>>
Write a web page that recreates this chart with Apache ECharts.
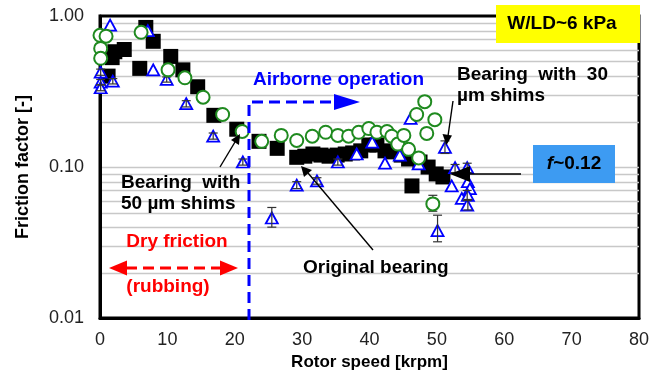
<!DOCTYPE html>
<html>
<head>
<meta charset="utf-8">
<script src="https://cdn.jsdelivr.net/npm/echarts@6/dist/echarts.min.js"></script>
<style>
  html, body { margin: 0; padding: 0; background: #fff; }
  #chart { width: 653px; height: 376px; }
</style>
</head>
<body>
<div id="chart"></div>
<script>
// Original bearing (filled squares)
const speedOriginal = [1.2, 1.8, 2.2, 3.6, 5.9, 6.8, 7.9, 10.5, 12.3, 14.5, 16.9, 20.3, 23.6, 26.3, 29.2,
  30.4, 31.6, 32.8, 34.0, 35.2, 36.4, 37.5, 38.7, 39.9, 41.1, 42.3, 43.5, 44.7, 45.8, 46.3, 47.5, 48.7, 49.9, 50.9];
const frictionOriginal = [0.40, 0.53, 0.58, 0.60, 0.45, 0.84, 0.68, 0.54, 0.44, 0.34, 0.22, 0.178, 0.148, 0.133, 0.116,
  0.118, 0.122, 0.120, 0.118, 0.120, 0.122, 0.124, 0.128, 0.140, 0.140, 0.128, 0.126, 0.120, 0.113, 0.075, 0.108, 0.100, 0.090, 0.086];

// Bearing with 30 um shims (open circles)
const speedShim30 = [0.0, 0.9, 0.1, 0.1, 6.1, 10.1, 12.6, 15.3, 18.2, 21.1, 24.0, 26.9, 29.2, 31.5, 33.5, 35.3,
  36.9, 38.4, 39.9, 41.1, 42.6, 43.3, 44.2, 45.1, 45.8, 47.3, 47.0, 48.2, 48.5, 49.7, 49.4];
const frictionShim30 = [0.745, 0.735, 0.61, 0.525, 0.78, 0.44, 0.39, 0.29, 0.223, 0.172, 0.148, 0.162, 0.150, 0.160, 0.170, 0.162,
  0.160, 0.170, 0.180, 0.170, 0.172, 0.160, 0.142, 0.162, 0.131, 0.115, 0.223, 0.271, 0.167, 0.206, 0.057];

// Bearing with 50 um shims (open triangles)
const speedShim50 = [1.5, 0.1, 0.1, 0.1, 1.9, 7.1, 7.9, 9.9, 12.8, 16.8, 21.2, 25.5, 29.2, 32.2, 35.3, 38.1,
  40.4, 42.3, 44.5, 46.1, 47.3, 51.2, 52.7, 54.5, 52.2, 54.6, 54.9, 53.7, 54.5, 54.6, 50.1];
const frictionShim50 = [0.87, 0.425, 0.365, 0.335, 0.37, 0.80, 0.44, 0.38, 0.263, 0.160, 0.108, 0.046, 0.076, 0.081, 0.108, 0.122,
  0.146, 0.106, 0.120, 0.210, 0.105, 0.135, 0.099, 0.099, 0.075, 0.080, 0.072, 0.062, 0.056, 0.065, 0.038];

// Error bars: [speed, low, high]
const shim50Errors = [
  [0.1, 0.405, 0.445], [0.1, 0.35, 0.38], [0.1, 0.32, 0.35], [1.9, 0.355, 0.385], [9.9, 0.365, 0.395],
  [12.8, 0.25, 0.275], [16.8, 0.153, 0.168], [21.2, 0.103, 0.113], [25.5, 0.040, 0.054],
  [29.2, 0.072, 0.080], [32.2, 0.077, 0.085], [35.3, 0.103, 0.113], [51.2, 0.123, 0.149],
  [52.7, 0.092, 0.104], [54.5, 0.092, 0.106], [54.6, 0.052, 0.061], [54.5, 0.060, 0.070], [50.1, 0.032, 0.048]
];
const shim30Errors = [[49.4, 0.051, 0.065]];

// Log grid lines inside each decade
const gridValues = [0.02, 0.03, 0.04, 0.05, 0.06, 0.07, 0.08, 0.09, 0.1, 0.2, 0.3, 0.4, 0.5, 0.6, 0.7, 0.8, 0.9];
const speedRange = [0, 80];

const pairs = (xs, ys) => xs.map((x, i) => [x, ys[i]]);
const FONT = 'Arial, "Liberation Sans", sans-serif';

function errorRenderer(color) {
  return function (params, api) {
    const x = api.value(0);
    const lo = api.coord([x, api.value(1)]);
    const hi = api.coord([x, api.value(2)]);
    const cap = 4.5;
    const style = { stroke: color, lineWidth: 1.2 };
    return {
      type: 'group',
      children: [
        { type: 'line', shape: { x1: lo[0], y1: lo[1], x2: hi[0], y2: hi[1] }, style },
        { type: 'line', shape: { x1: lo[0] - cap, y1: lo[1], x2: lo[0] + cap, y2: lo[1] }, style },
        { type: 'line', shape: { x1: hi[0] - cap, y1: hi[1], x2: hi[0] + cap, y2: hi[1] }, style }
      ]
    };
  };
}

// horizontal log grid line across the full speed range
function gridRenderer(params, api) {
  const v = api.value(0);
  const a = api.coord([speedRange[0], v]);
  const b = api.coord([speedRange[1], v]);
  return {
    type: 'line',
    shape: { x1: a[0], y1: Math.round(a[1]) + 0.5, x2: b[0], y2: Math.round(b[1]) + 0.5 },
    style: { stroke: '#c8c8c8', lineWidth: 1.3 }
  };
}

const chart = echarts.init(document.getElementById('chart'), null, { renderer: 'canvas' });

const boldText = (x, y, text, color, align) => ({
  type: 'text', x, y, z: 50,
  style: { text, fill: color, font: 'bold 19px ' + FONT, align: align || 'left', verticalAlign: 'middle' }
});

chart.setOption({
  animation: false,
  grid: { left: 100, right: 14, top: 16, bottom: 55, show: true, borderColor: '#000', borderWidth: 3, backgroundColor: 'transparent' },
  xAxis: {
    type: 'value', min: speedRange[0], max: speedRange[1], interval: 10,
    name: 'Rotor speed [krpm]', nameLocation: 'middle', nameGap: 34,
    nameTextStyle: { color: '#000', fontWeight: 'bold', fontSize: 17, fontFamily: FONT },
    axisLine: { show: true, lineStyle: { color: '#000', width: 3 } },
    axisTick: { show: false },
    splitLine: { show: false },
    axisLabel: { color: '#222', fontSize: 18, fontFamily: FONT, margin: 13 }
  },
  yAxis: {
    type: 'log', logBase: 10, min: 0.01, max: 1,
    name: 'Friction factor [-]', nameLocation: 'middle', nameGap: 68, nameRotate: 90,
    nameTextStyle: { color: '#000', fontWeight: 'bold', fontSize: 18, fontFamily: FONT },
    axisLine: { show: true, lineStyle: { color: '#000', width: 3 } },
    axisTick: { show: false },
    splitLine: { show: false },
    axisLabel: { color: '#222', fontSize: 18, fontFamily: FONT, margin: 16, formatter: v => Number(v).toFixed(2) }
  },
  series: [
    {
      type: 'custom', z: 0, silent: true, clip: true,
      renderItem: gridRenderer,
      encode: { y: 0 },
      data: gridValues.map(v => [v])
    },
    {
      name: 'Original bearing', type: 'scatter', z: 2,
      symbol: 'rect', symbolSize: 15,
      itemStyle: { color: '#000', opacity: 1 },
      data: pairs(speedOriginal, frictionOriginal)
    },
    {
      name: 'Bearing with 50 um shims', type: 'scatter', z: 3,
      symbol: 'triangle', symbolSize: [12, 11],
      itemStyle: { color: '#fff', borderColor: '#0000ff', borderWidth: 1.8, opacity: 1 },
      data: pairs(speedShim50, frictionShim50)
    },
    {
      type: 'custom', z: 4, silent: true,
      renderItem: errorRenderer('#333'),
      encode: { x: 0, y: [1, 2] },
      data: shim50Errors
    },
    {
      type: 'custom', z: 4, silent: true,
      renderItem: errorRenderer('#333'),
      encode: { x: 0, y: [1, 2] },
      data: shim30Errors
    },
    {
      name: 'Bearing with 30 um shims', type: 'scatter', z: 5,
      symbol: 'circle', symbolSize: 13,
      itemStyle: { color: '#fff', borderColor: '#1f8a1f', borderWidth: 2, opacity: 1 },
      data: pairs(speedShim30, frictionShim30)
    }
  ],
  graphic: { elements: [
    // load box
    { type: 'rect', z: 40, shape: { x: 496, y: 5, width: 144, height: 38 }, style: { fill: '#ffff00' } },
    boldText(562, 24, 'W/LD~6 kPa', '#000', 'center'),

    // friction level box
    { type: 'rect', z: 40, shape: { x: 533, y: 145, width: 82, height: 38 }, style: { fill: '#3d9bf2' } },
    {
      type: 'text', x: 574, y: 164, z: 50,
      style: {
        text: '{i|f}{n|~0.12}', align: 'center', verticalAlign: 'middle',
        rich: {
          i: { font: 'italic bold 19px ' + FONT, fill: '#000' },
          n: { font: 'bold 19px ' + FONT, fill: '#000' }
        }
      }
    },
    { type: 'line', z: 45, shape: { x1: 521, y1: 174, x2: 466, y2: 174 }, style: { stroke: '#000', lineWidth: 1.6 } },
    { type: 'polygon', z: 45, shape: { points: [[450, 174], [470, 166], [470, 182]] }, style: { fill: '#000' } },

    // 30 um shims label + arrow
    boldText(457, 75, 'Bearing  with  30', '#000'),
    boldText(457, 96, 'µm shims', '#000'),
    { type: 'line', z: 45, shape: { x1: 453, y1: 101, x2: 448, y2: 136 }, style: { stroke: '#000', lineWidth: 1.4 } },
    { type: 'polygon', z: 45, shape: { points: [[446.5, 145], [442.5, 134], [452, 135.5]] }, style: { fill: '#000' } },

    // 50 um shims label + arrow
    boldText(121, 183, 'Bearing  with', '#000'),
    boldText(121, 204, '50 µm shims', '#000'),
    { type: 'line', z: 45, shape: { x1: 220, y1: 167, x2: 235, y2: 142 }, style: { stroke: '#000', lineWidth: 1.4 } },
    { type: 'polygon', z: 45, shape: { points: [[240, 134], [231, 140], [239, 145]] }, style: { fill: '#000' } },

    // original bearing label + arrow
    boldText(303, 268, 'Original bearing', '#000'),
    { type: 'line', z: 45, shape: { x1: 373, y1: 250, x2: 308, y2: 173 }, style: { stroke: '#000', lineWidth: 1.4 } },
    { type: 'polygon', z: 45, shape: { points: [[301, 166], [304, 177], [312, 170]] }, style: { fill: '#000' } },

    // airborne operation marker
    boldText(253, 80, 'Airborne operation', '#0000ff'),
    {
      type: 'polyline', z: 45,
      shape: { points: [[249, 320], [249, 102], [336, 102]] },
      style: { stroke: '#0000ff', lineWidth: 3, lineDash: [11, 6], fill: null }
    },
    { type: 'polygon', z: 45, shape: { points: [[360, 102], [334, 94], [334, 110]] }, style: { fill: '#0000ff' } },

    // dry friction region
    boldText(177, 242, 'Dry friction', '#ff0000', 'center'),
    boldText(168, 287, '(rubbing)', '#ff0000', 'center'),
    {
      type: 'line', z: 45, shape: { x1: 126, y1: 268, x2: 222, y2: 268 },
      style: { stroke: '#ff0000', lineWidth: 3, lineDash: [11, 6] }
    },
    { type: 'polygon', z: 45, shape: { points: [[109, 268], [127, 260.5], [127, 275.5]] }, style: { fill: '#ff0000' } },
    { type: 'polygon', z: 45, shape: { points: [[238, 268], [220, 260.5], [220, 275.5]] }, style: { fill: '#ff0000' } }
  ] }
});
</script>
</body>
</html>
<<
__Problem requirements__: Your task is to reproduce exactly the lines from the start of the data above through the line containing "0.100, 0.090, 0.086];", leaving every picture out.

__Output for this task__:
Write a web page that recreates this chart with Apache ECharts.
<!DOCTYPE html>
<html>
<head>
<meta charset="utf-8">
<script src="https://cdn.jsdelivr.net/npm/echarts@6/dist/echarts.min.js"></script>
<style>
  html, body { margin: 0; padding: 0; background: #fff; }
  #chart { width: 653px; height: 376px; }
</style>
</head>
<body>
<div id="chart"></div>
<script>
// Original bearing (filled squares)
const speedOriginal = [1.2, 1.8, 2.2, 3.6, 5.9, 6.8, 7.9, 10.5, 12.3, 14.5, 16.9, 20.3, 23.6, 26.3, 29.2,
  30.4, 31.6, 32.8, 34.0, 35.2, 36.4, 37.5, 38.7, 39.9, 41.1, 42.3, 43.5, 44.7, 45.8, 46.3, 47.5, 48.7, 49.9, 50.9];
const frictionOriginal = [0.40, 0.53, 0.58, 0.60, 0.45, 0.84, 0.68, 0.54, 0.44, 0.34, 0.22, 0.178, 0.148, 0.133, 0.116,
  0.118, 0.122, 0.120, 0.118, 0.120, 0.122, 0.124, 0.128, 0.140, 0.140, 0.128, 0.126, 0.120, 0.113, 0.075, 0.108, 0.100, 0.090, 0.086];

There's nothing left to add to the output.